Bright Lights Film Journal

Turning to Stone: Black Tar Heroin: The Dark End of the Street (2000)

Going down in San Francisco’s street-kid heroin underground

Behind the image of San Francisco as a creative epicenter and ultimate party town drawing talented, disaffected kids from around the country (if not the globe) are some disturbing statistics. In the last ten years, the mean age of heroin users has dropped from 27 to 19. White powder heroin (China White) has been replaced by the dreaded chiva, cheap black tar heroin from Mexico, making the habit and all that it brings accessible to a much wider crowd. And drug overdose is the leading cause of preventable death in San Francisco, claiming an average of 100 lives a year.

This is the grim backdrop for Steven Okazaki’s documentary Black Tar Heroin: The Dark End of the Street, a caustic look at five young addicts coping with lives that are a relentless pattern of fixing, whoring, stealing, rehabbing, and almost inevitably, fixing. If they’re lucky, o.d.’ing isn’t added to that roster. Covering a two-year period from 1995 to 1998, the film has the feel of a kind of anti-MTV Real World, with this group a distorted mirror image of that show’s insufferably self-absorbed middle-class brats.

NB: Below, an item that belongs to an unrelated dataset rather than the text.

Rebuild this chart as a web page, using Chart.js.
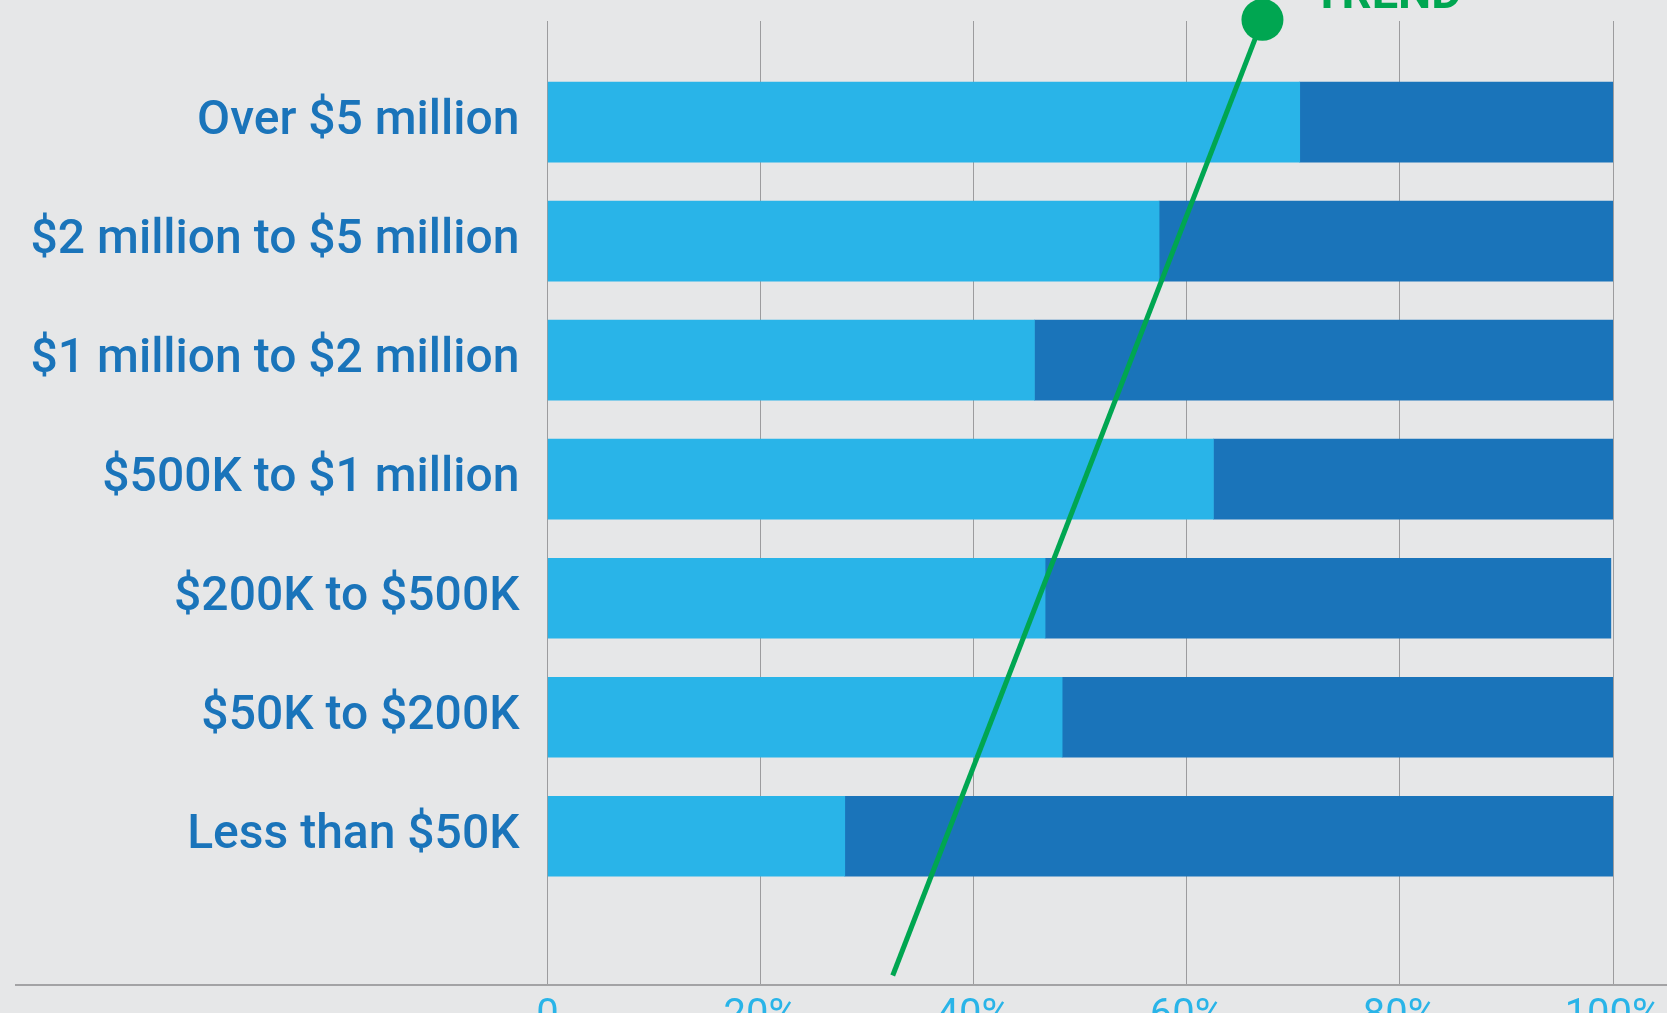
<!DOCTYPE html>
<html>
<head>
<meta charset="utf-8">
<script src="https://cdn.jsdelivr.net/npm/chart.js@4"></script>
<style>
  body { margin: 0; background: #e6e7e8; }
  #wrap { width: 1667px; height: 1013px; position: relative; }
</style>
</head>
<body>
<div id="wrap"><canvas id="g1"></canvas></div>
<script>
// categories, top to bottom
var kategori = ['Over $5 million', '$2 million to $5 million', '$1 million to $2 million',
  '$500K to $1 million', '$200K to $500K', '$50K to $200K', 'Less than $50K'];

// light blue part and dark blue part (percent)
var bagianTerang = [70.6, 57.4, 45.7, 62.5, 46.7, 48.3, 27.9];
var bagianGelap = [29.4, 42.6, 54.3, 37.5, 53.1, 51.7, 72.1];

// trend line ends (x in percent, y in category rows)
var trendX = [32.4, 67.1];
var trendY = [7.17, -0.86];

var xTicks = [0, 20, 40, 60, 80, 100];

var ctx = document.getElementById('g1');

var dataTerang = bagianTerang.map(function(v, i) { return {x: v, y: i}; });
var dataGelap = bagianGelap.map(function(v, i) { return {x: v, y: i}; });
var dataTrend = trendX.map(function(v, i) { return {x: v, y: trendY[i]}; });

// background + long baseline + TREND text
var hiasan = {
    id: 'hiasan',
    beforeDraw: function(chart) {
        var c = chart.ctx;
        c.save();
        c.fillStyle = '#e6e7e8';
        c.fillRect(0, 0, chart.width, chart.height);
        c.restore();
    },
    afterDatasetsDraw: function(chart) {
        var c = chart.ctx;
        var a = chart.chartArea;
        c.save();
        c.strokeStyle = '#a3a3a5';
        c.lineWidth = 2;
        c.beginPath();
        c.moveTo(15, a.bottom);
        c.lineTo(chart.width, a.bottom);
        c.stroke();
        // label next to trend dot
        var p = chart.getDatasetMeta(2).data[1];
        c.fillStyle = '#00a651';
        c.font = 'bold 47px Roboto';
        c.textBaseline = 'alphabetic';
        c.fillText('TREND', p.x + 50, 8);
        c.restore();
    }
};

var myChart = new Chart(ctx, {
    type: 'bar',
    plugins: [hiasan],
    data: {
        datasets: [{
            label: 'terang',
            data: dataTerang,
            backgroundColor: '#29b4e8',
            borderWidth: 0,
            barThickness: 80,
            order: 2
        }, {
            label: 'gelap',
            data: dataGelap,
            backgroundColor: '#1a74ba',
            borderWidth: 0,
            barThickness: 80,
            order: 2
        }, {
            type: 'line',
            label: 'trend',
            data: dataTrend,
            borderColor: '#00a651',
            backgroundColor: '#00a651',
            borderWidth: 5,
            pointRadius: [0, 21],
            pointBorderWidth: 0,
            clip: false,
            stack: 'trend',
            order: 1
        }]
    },
    options: {
        indexAxis: 'y',
        responsive: true,
        maintainAspectRatio: false,
        animation: false,
        layout: { padding: { top: 21, right: 54, left: 0, bottom: 0 } },
        plugins: {
            legend: { display: false },
            tooltip: { enabled: false }
        },
        scales: {
            x: {
                type: 'linear',
                stacked: true,
                min: 0,
                max: 100,
                border: { display: false },
                grid: { color: '#9c9c9e', lineWidth: 1, drawTicks: false },
                afterBuildTicks: function(scale) {
                    scale.ticks = xTicks.map(function(v) { return {value: v}; });
                },
                afterFit: function(scale) {
                    scale.height = 28;
                    scale.paddingLeft = 0;
                    scale.paddingRight = 0;
                },
                ticks: {
                    padding: 8,
                    color: '#29b4e8',
                    font: { family: 'Roboto', size: 40, weight: '400' },
                    callback: function(v) { return v === 0 ? '0' : v + '%'; }
                }
            },
            y: {
                type: 'linear',
                stacked: true,
                reverse: true,
                offset: false,
                min: -0.85,
                max: 7.25,
                border: { display: false },
                grid: { display: false, drawTicks: false },
                afterBuildTicks: function(scale) {
                    scale.ticks = kategori.map(function(k, i) { return {value: i}; });
                },
                afterFit: function(scale) {
                    scale.width = 547.5;
                    scale.paddingTop = 0;
                    scale.paddingBottom = 0;
                },
                ticks: {
                    padding: 28,
                    color: '#1a74ba',
                    font: { family: 'Roboto', size: 48, weight: '500' },
                    callback: function(v) { return kategori[v]; }
                }
            }
        }
    }
});
</script>
</body>
</html>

There is a phenomenon of middle- and upper-class junkies who survive quite nicely in this realm, but they’re not the ones on view here. Jessica, Alice, Oreo, Jake, and Tracey have the double bind of being users and poor or homeless. Their situation has mostly stripped them of defenses, and the interviews are pitilessly candid. Jessica, 18, describes unflinchingly how she was raped by her grandfather at age 5 and hurt so badly that her hips were thrown out of joint. It’s not hard to trace her retreat into the heroin haze from this event, which apparently went unrevealed and unpunished.

Jake, like Jessica, is young – 21 – with little in the way of social support. He’s bitter in the way junkies inevitably are about this. Of his “friends” he says simply: “When the dope’s gone, so are they.” To keep himself going, he works as a prostitute on Polk Street. But that brings its own darkness, perhaps equivalent to the habit itself: Jake says he’s been raped by johns four times. The film follows him in and out of homelessness and into an AIDS diagnosis that shows in his increasingly drawn face and jerky movements. We see him go from pathetic but stoic, saying he has too much of a conscience to rob anybody for junk, to tragic, as he’s booted back onto the street by a non-using boyfriend who’s had enough.

Unlike Jake, 19-year-old Oreo is a situational homosexual, brought to the streets by economics and always returning to his strung-out girlfriend. Oreo’s typical of the rest of these kids in being blunt about his life without quite understanding why he’s in the situation he’s in. “I’m bored with my life,” he says.

The film is littered with the dire accoutrements of junk – books by patron saint William Burroughs, droning spacey music, hellish apartments with a hotplate and a wrinkly midden of clothes made up to resemble a mattress. But there’s no moralizing here, just a picture of young people sucked into something they can’t handle that’s gradually taking over their lives. They’re mostly castoffs in every sense, with families either distant or nonexistent. One exception is Alice, 21, who begins the film claiming “shooting up is a meditation for me” and ends it by kicking the habit, at least during the time we see her. Less lucky is Tracey, a highly intelligent woman who spends 8 months in jail, comes out determined to kick, and ends up in an abusive relationship and back to using and dealing.

Black Tar Heroin challenges the viewer by ultimately refusing to assign blame. The kids are innocent in a real sense, consigned to a private hell by a collusion of circumstances, from their own temperaments, to horrendous abuse, to the chance encounters with users whose personal charisma seduces them into the life. The family could be the culprit, but in the word portraits we get of this mostly missing group, they’re as fucked up as the kids. Social service agencies appear to be overwhelmed by the sheer numbers. In the final analysis, the film seems to say, these addicts are simply acting out one of the more grisly scenarios of the human condition.